L’argomento può essere analizzato da vari punti di vista. Quello della spendibilità e, a monte, della facilità con cui dare riprova delle nostre capacità nei processi di selezione, è sicuramente uno dei più interessanti.
È d’obbligo una premessa che può risultare scomoda, ma tant’è. La nostra tradizione scolastica prima e aziendale poi ci ha fatto maturare due atteggiamenti, che necessitano almeno di essere messi in discussione, e forse anche rapidamente invertiti.
Noi abbiamo storicamente attribuito un’importanza strategica e pressoché esaustiva alle competenze tecniche. Lo hanno fatto le persone e lo hanno fatto le aziende. Questo valeva in un mondo con un tasso di innovazione basso. Oggi è dimostrato che quello che mediamente gli studenti hanno appreso il primo anno di università, quando si laureano è già obsoleto.
Oltre a ciò la competenza tecnica, se non diventa davvero distintiva, rischia di essere facilmente fungibile, e con essa le persone: qualcuno di più giovane e più aggiornato subentra al nostro posto. E in ultimo, ma non meno importante, la competenza tecnica è, diciamo, “scippabile”: per avvantaggiarsene è sufficiente far parlare gli altri.
L’altro equivoco è stato mirabilmente sintetizzato da Barbara Imperatori, professore associato di Organizzazione Aziendale presso l’Università Cattolica di Milano, che ha sottolineato come la funzione manageriale in Italia sia spesso vissuta come qualcosa di prevalentemente tecnico. “La socialità che caratterizza la nostra cultura ha in parte rallentato processi più strutturati di codifica e sviluppo di competenze manageriali relazionali, che spesso sono considerate un tratto caratteriale e psicologico naturale. La complessità attuale dei contesti organizzativi sta mettendo in luce le debolezze di questo modello manageriale”. Un bravo venditore non è necessariamente un buon direttore commerciale, un buon tecnico non è necessariamente un buon direttore di stabilimento, uno studente modello non è necessariamente un futuro bravo insegnante. Spesso si confondono attitudini relazionali con capacità manageriali che in realtà richiedono competenze approfondite e strutturate, al pari di quelle tecniche. A ciò si aggiunga che spesso le capacità relazionali sono confuse con il carattere, e considerate come tali immutabili.

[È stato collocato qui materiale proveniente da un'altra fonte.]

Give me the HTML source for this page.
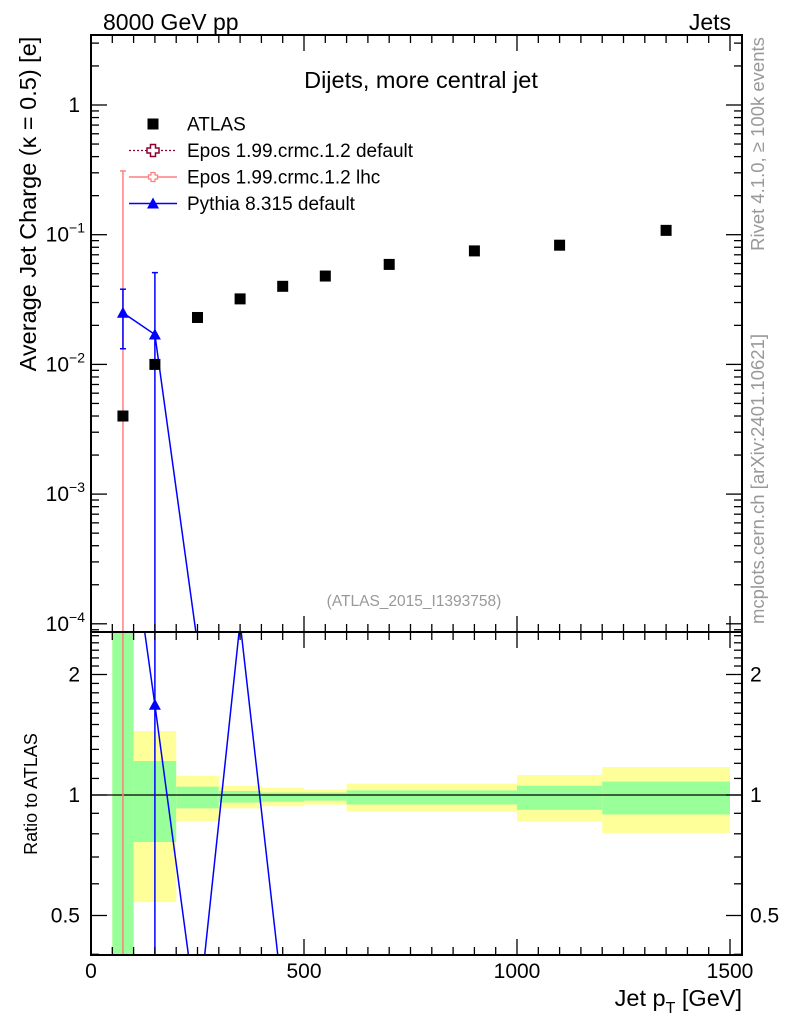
<!DOCTYPE html>
<html><head><meta charset="utf-8">
<style>
html,body{margin:0;padding:0;background:#fff;}
svg{display:block;font-family:"Liberation Sans",sans-serif;}
</style></head>
<body>
<svg id="chart" width="786" height="1024" viewBox="0 0 786 1024" xmlns="http://www.w3.org/2000/svg">
<defs>
<clipPath id="clipMain"><rect x="91" y="35" width="651" height="597"/></clipPath>
<clipPath id="clipRatio"><rect x="91" y="632" width="651" height="323"/></clipPath>
</defs>
<g id="ratioBands" clip-path="url(#clipRatio)"></g>
<g id="ratioLines" clip-path="url(#clipRatio)"></g>
<g id="mainMarks" clip-path="url(#clipMain)"></g>
<g id="axes"></g>
<text x="103" y="30" font-size="23">8000 GeV pp</text>
<text x="731" y="30" font-size="23" text-anchor="end">Jets</text>
<text x="421" y="88" font-size="23.5" text-anchor="middle">Dijets, more central jet</text>
<text x="414" y="606" font-size="15.5" fill="#999" text-anchor="middle">(ATLAS_2015_I1393758)</text>
<text transform="translate(36,204) rotate(-90)" font-size="23.5" text-anchor="middle">Average Jet Charge (κ = 0.5) [e]</text>
<text transform="translate(37,794) rotate(-90)" font-size="18" text-anchor="middle">Ratio to ATLAS</text>
<text transform="translate(764,144) rotate(-90)" font-size="18.5" fill="#999" text-anchor="middle">Rivet 4.1.0, ≥ 100k events</text>
<text transform="translate(764,479) rotate(-90)" font-size="18.5" fill="#999" text-anchor="middle">mcplots.cern.ch [arXiv:2401.10621]</text>
<text x="742" y="1006" font-size="23.5" text-anchor="end">Jet p<tspan font-size="16" dy="7">T</tspan><tspan dy="-7"> [GeV]</tspan></text>
<g id="legend"></g>
</svg>
<script>
const xVals = [75,150,250,350,450,550,700,900,1100,1350];
const atlasVals = [0.004,0.010,0.023,0.032,0.040,0.048,0.059,0.075,0.083,0.108];
const pythiaX = [75,150,250];
const pythiaVals = [0.025,0.017,0.00007];
const pythiaErrLo = [0.0132,0.00001,0.00001];
const pythiaErrHi = [0.038,0.051,0.00007];
const pythiaRatioX = [75,150,250,350,450];
const pythiaRatio = [6.25,1.68,0.27,2.7,0.31];
const eposLhcX = [75];
const eposLhcErrHi = [0.31];
const binEdges = [50,100,200,300,400,500,600,1000,1200,1500];
const statHi = [3,1.216,1.049,1.023,1.014,1.014,1.027,1.055,1.08];
const statLo = [0.3,0.763,0.926,0.957,0.962,0.968,0.947,0.918,0.894];
const totHi = [3,1.445,1.117,1.055,1.043,1.031,1.068,1.122,1.175];
const totLo = [0.3,0.54,0.861,0.926,0.937,0.946,0.909,0.858,0.804];
const xTicks = [0,500,1000,1500];
const yTickExp = [0,-1,-2,-3,-4];
const ratioTicks = [0.5,1,2];

const NS="http://www.w3.org/2000/svg";
const X0=91,X1=742,MT=35,MB=632,RB=955;
function xs(v){return 91+v*0.426;}
function ys(v){return 105-Math.log10(v)*129.7;}
function yr(v){return 795-Math.log2(v)*120.5;}
function mk(parent,tag,attrs){const e=document.createElementNS(NS,tag);for(const k in attrs)e.setAttribute(k,attrs[k]);parent.appendChild(e);return e;}
const bands=document.getElementById('ratioBands'),rl=document.getElementById('ratioLines'),mm=document.getElementById('mainMarks'),ax=document.getElementById('axes'),lg=document.getElementById('legend');

for(let i=0;i<binEdges.length-1;i++){
  const xa=xs(binEdges[i]),xb=xs(binEdges[i+1]);
  let r=mk(bands,'rect',{x:xa,y:yr(totHi[i]),width:xb-xa,height:yr(totLo[i])-yr(totHi[i]),fill:'#ffff99'});
  
  
  r=mk(bands,'rect',{x:xa,y:yr(statHi[i]),width:xb-xa,height:yr(statLo[i])-yr(statHi[i]),fill:'#99ff99'});
  
  
}
let l=mk(rl,'line',{x1:X0,x2:X1,y1:yr(1),y2:yr(1),stroke:'#000','stroke-width':1.3});


eposLhcX.forEach(v=>{const e=mk(rl,'line',{x1:xs(v),x2:xs(v),y1:MB,y2:RB,stroke:'#ff7f7f','stroke-width':1.5});
  
  });
const vl=mk(rl,'line',{x1:xs(150),x2:xs(150),y1:MB,y2:RB,stroke:'#0000ff','stroke-width':1.5});


let pr=mk(rl,'polyline',{points:pythiaRatioX.map((v,i)=>xs(v)+','+yr(pythiaRatio[i])).join(' '),fill:'none',stroke:'#0000ff','stroke-width':1.5});


pythiaRatioX.forEach((v,i)=>{const x=xs(v),y=yr(pythiaRatio[i]);
  const t=mk(rl,'polygon',{points:`${x},${y-6} ${x-6},${y+5} ${x+6},${y+5}`,fill:'#0000ff'});
  
  });

eposLhcX.forEach((v,i)=>{const e=mk(mm,'line',{x1:xs(v),x2:xs(v),y1:ys(eposLhcErrHi[i]),y2:MB+5,stroke:'#ff7f7f','stroke-width':1.5});
  
  
  const c=mk(mm,'line',{x1:xs(v)-3,x2:xs(v)+3,y1:ys(eposLhcErrHi[i]),y2:ys(eposLhcErrHi[i]),stroke:'#ff7f7f','stroke-width':1.5});
  
  });
pythiaX.forEach((v,i)=>{const x=xs(v);
  const e=mk(mm,'line',{x1:x,x2:x,y1:ys(pythiaErrHi[i]),y2:ys(pythiaErrLo[i]),stroke:'#0000ff','stroke-width':1.5});
  
  
  [pythiaErrHi[i],pythiaErrLo[i]].forEach(q=>{const c=mk(mm,'line',{x1:x-3,x2:x+3,y1:ys(q),y2:ys(q),stroke:'#0000ff','stroke-width':1.5});
    
    });});
let pl=mk(mm,'polyline',{points:pythiaX.map((v,i)=>xs(v)+','+ys(pythiaVals[i])).join(' '),fill:'none',stroke:'#0000ff','stroke-width':1.5});


pythiaX.forEach((v,i)=>{const x=xs(v),y=ys(pythiaVals[i]);
  const t=mk(mm,'polygon',{points:`${x},${y-6} ${x-6},${y+5} ${x+6},${y+5}`,fill:'#0000ff'});
  
  });
xVals.forEach((v,i)=>{const r=mk(mm,'rect',{x:xs(v)-5.5,y:ys(atlasVals[i])-5.5,width:11,height:11,fill:'#000'});
  
  });

[[MT,MB],[MB,RB]].forEach(([a,b])=>{const f=mk(ax,'rect',{x:X0,y:a,width:X1-X0,height:b-a,fill:'none',stroke:'#000','stroke-width':2});
  
  });
function tick(x1,y1,x2,y2){mk(ax,'line',{x1,y1,x2,y2,stroke:'#000','stroke-width':1.3});}
for(let v=0;v<=1500;v+=50){const x=xs(v),L=(v%500===0)?16:8;
  [[MT,1],[MB,-1],[MB,1],[RB,-1]].forEach(([y,d])=>tick(x,y,x,y+d*L));}
xTicks.forEach(v=>{const t=mk(ax,'text',{x:xs(v),y:978,'font-size':21,'text-anchor':'middle'});t.textContent=v;
  
  });
for(let e=-5;e<=0;e++){for(let m=1;m<10;m++){const v=m*Math.pow(10,e),y=ys(v);if(y<MT||y>MB)continue;const L=m===1?16:8;tick(X0,y,X0+L,y);tick(X1,y,X1-L,y);}}
yTickExp.forEach(e=>{const y=ys(Math.pow(10,e));
  const t=mk(ax,'text',{x:e===0?80:85,y:y+7,'font-size':21,'text-anchor':'end'});
  if(e===0)t.textContent='1';else{t.textContent='10';const s=mk(t,'tspan',{'font-size':14,dy:-9});s.textContent=String(e).replace('-','−');}
  
  });
for(let v=0.4;v<2.56;v+=0.1){const y=yr(v),L=(Math.abs(v-0.5)<1e-6||Math.abs(v-1)<1e-6||Math.abs(v-2)<1e-6)?16:8;tick(X0,y,X0+L,y);tick(X1,y,X1-L,y);}
ratioTicks.forEach(v=>{const y=yr(v);
  let t=mk(ax,'text',{x:80,y:y+7,'font-size':21,'text-anchor':'end'});t.textContent=v;
  
  
  t=mk(ax,'text',{x:750,y:y+7,'font-size':21});t.textContent=v;
  
  });

const items=[['ATLAS','atlas'],['Epos 1.99.crmc.1.2 default','epos-def'],['Epos 1.99.crmc.1.2 lhc','epos-lhc'],['Pythia 8.315 default','pythia']];
items.forEach(([lab,k],i)=>{const y=124+i*26.5,x=153;
  const g=mk(lg,'g',{});
  
  
  if(k==='atlas')mk(g,'rect',{x:x-5.5,y:y-5.5,width:11,height:11,fill:'#000'});
  if(k==='epos-def'){mk(g,'line',{x1:129,x2:177,y1:y,y2:y,stroke:'#8b0030','stroke-width':1.3,'stroke-dasharray':'2,2'});
    mk(g,'path',{d:`M${x-2.5},${y-6}h5v3.5h3.5v5h-3.5v3.5h-5v-3.5h-3.5v-5h3.5z`,fill:'#fff',stroke:'#8b0030','stroke-width':1.5});}
  if(k==='epos-lhc'){mk(g,'line',{x1:129,x2:177,y1:y,y2:y,stroke:'#ff7f7f','stroke-width':1.5});
    mk(g,'path',{d:`M${x-2},${y-4.5}h4v2.5h2.5v4h-2.5v2.5h-4v-2.5h-2.5v-4h2.5z`,fill:'#fff',stroke:'#ff7f7f','stroke-width':1.3});}
  if(k==='pythia'){mk(g,'line',{x1:129,x2:177,y1:y,y2:y,stroke:'#0000ff','stroke-width':1.5});
    mk(g,'polygon',{points:`${x},${y-6} ${x-6},${y+5} ${x+6},${y+5}`,fill:'#0000ff'});}
  const t=mk(g,'text',{x:187,y:y+6.5,'font-size':19});t.textContent=lab;});
</script>
</body></html>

Molto dello scetticismo nasce proprio dalla difficoltà di oggettivare un concetto di managerialità efficace, e quindi le capacità ad essa sottese e i comportamenti che ne sono espressione. A fronte "dell’inconsistenza” della capacità manageriale, la “consistenza” della capacità tecnica – in termini di procedure e risultato da esse garantito –, sta nella misurabilità tra processi e risultati.
Nel caso delle competenze manageriali, come riconoscere gli errori, propri e altrui, in assenza di processi, modelli e metodi? Un esempio per tutti, la capacità negoziale. Se fosse figlia solo di istinto, talento ed esperienza come faremmo a valutarla in assenza di parametri oggettivi? Limitarsi a valutare la capacità negoziale - e quindi l’efficacia - solo perché si è raggiunto un determinato obiettivo è ingannevole. Il punto non è l’aver raggiunto un obiettivo, ma il come lo si è raggiunto.
Tutto rischia di diventare fluido e relativizzabile. Posso diventare “non responsabile” di qualunque cosa, perché assenza di processi e di metodo vuol dire ovviamente anche questo. E forse a pensarci bene, magari, fa proprio comodo così.